Both points of view were understandable, but I ultimately sided with the latter: What mattered most was getting Griner home safe, and, lacking any information from inside the Russian government, it seemed best to err on the side of caution. I haven’t written about the case since. It appeared most of the sports media took a similar approach. For weeks there was little mention of Griner on ESPN and WNBA.com or in most sports publications. Former WNBA star Lisa Leslie confirmed the media blackout, saying she was told “not to make a big fuss” at first. It wasn’t just the media: NBA Commissioner Adam Silver said in an interview on Tuesday that the league had been in contact with the White House and State Department, and deliberately took a low-key approach in the early days of Griner’s detention.

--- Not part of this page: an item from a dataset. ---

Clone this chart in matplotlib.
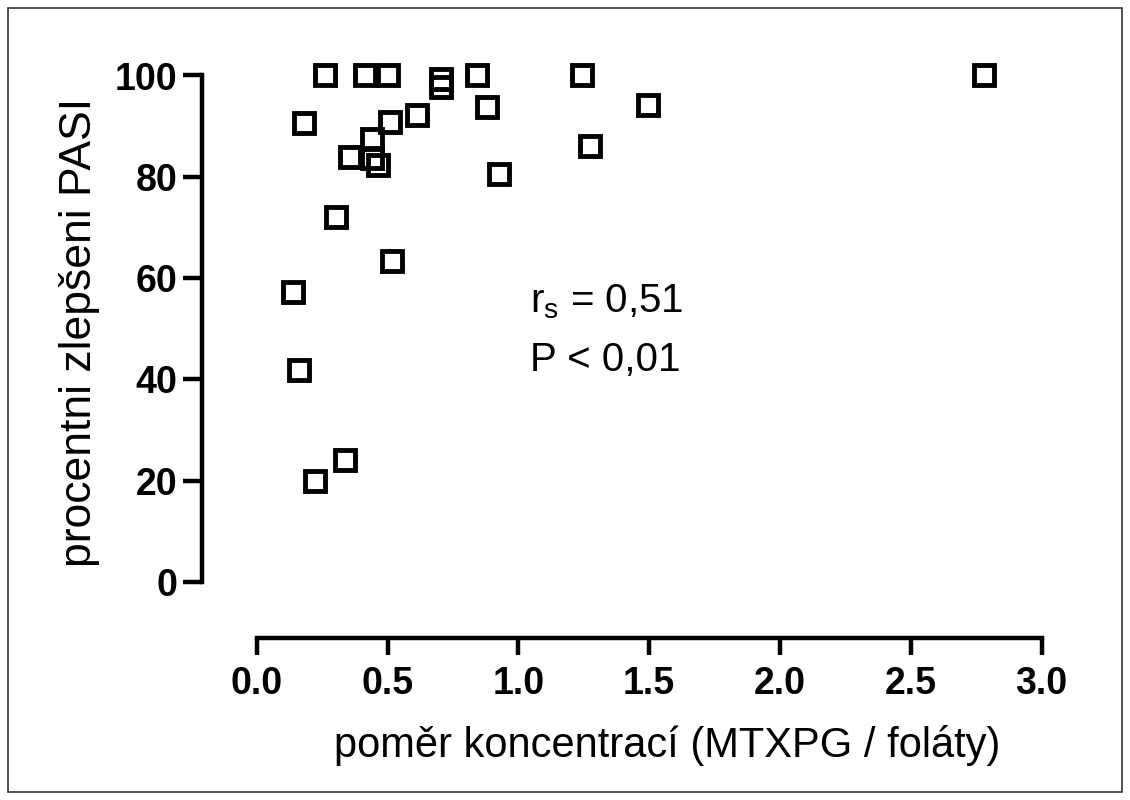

But this strategy hasn’t worked. Two months later, Griner — who, like many WNBA players, has played in a Russian league to supplement her income for years — remains in prison. Her lawyer said over the weekend that Griner’s “pretrial detention” has been extended for a month, though he expressed hope that her trial would begin soon. In another disturbing turn, the Russian news agency TASS reported that negotiations are under way for the government to exchange Griner with a man the outlet describes as “Russian entrepreneur Viktor Bout.” Bout is actually a notorious arms dealer, who The New Yorker labeled “the quintessential figure of international crime.” He has been in a federal penitentiary in Illinois since 2012. The U.S. has been fighting Russian attempts to get him back for years. If someone like Bout is the asking price for Griner’s freedom, she isn’t getting out of Russia anytime soon.
Yet another ominous sign is the way TASS described Griner as having been jailed “over suspicions of drug smuggling.” The original accusation — still not proven or even substantiated — involved a small amount of hashish oil. If Griner did bring this into the country, it was a poor decision, especially given the geopolitical circumstances, but one that has put her in much hotter water than the offense (again, if true) warrants. Now the charge appears to have been elevated to “trafficking.” Griner made her first public appearance on Friday, and the State Department said, after she met with U.S. diplomats, that she’s “doing as well as can be expected in these circumstances,” which doesn’t sound particularly optimistic. U.S. diplomats still aren’t in regular contact with her.
Griner’s supporters have gotten the memo that more publicity about her ordeal is a good thing. The WNBA is now fighting for Griner’s release out in the open, even putting her initials and jersey number on all 12 of the league’s home courts. The WNBA Players Association has called on the White House to do “whatever it takes” to get Griner back. There hasn’t been any pushback on this, which seems to be an admission that the previous strategy has been ineffective.
This has all produced a certain amount of cognitive dissonance. One of the points of my original piece was that the WNBA is successful and popular enough that when one of its best players is detained by the Russian government, it should be a huge freaking story. (Imagine if Tom Brady, Stephen Curry, or even someone half as famous from the NFL or NBA were in a similar position.) But what seems to have been the government’s plan — that the Russian government could be persuaded Griner was low-profile enough not to raise a ruckus over — would fly in the face of everything Griner has worked for throughout her entire incredibly successful career. We should all be yelling “Free Brittney Griner!” right now. And maybe we should have been yelling it this whole time. The strategy shift that has taken place is understandable. But you can also understand why the mixed messaging has made it harder for the sports world to coalesce around the Free Griner! movement that’s clearly now necessary. Again, she’s one of the greatest basketball players in the world! It’s outrageous that they’re holding her! Of course we should be screaming for her to be freed! How did we ever think we shouldn’t be?
To be clear, more national outrage may not be of much help to Griner. And it’s possible that no strategy on her behalf could work. Negotiating with Russia has generally been a fool’s errand since the Ukraine invasion happened (the release of Trevor Reed, who faced similar circumstances to Griner, is a rare exception) and was a tough slog well before that. The coverage of and reaction to her troubles may be evidence of a societal double standard, but it is not the reason she finds herself in an awful situation. At this point, one can only hope that Griner is released sooner rather than later, and receives a welcome home worthy of the star she is.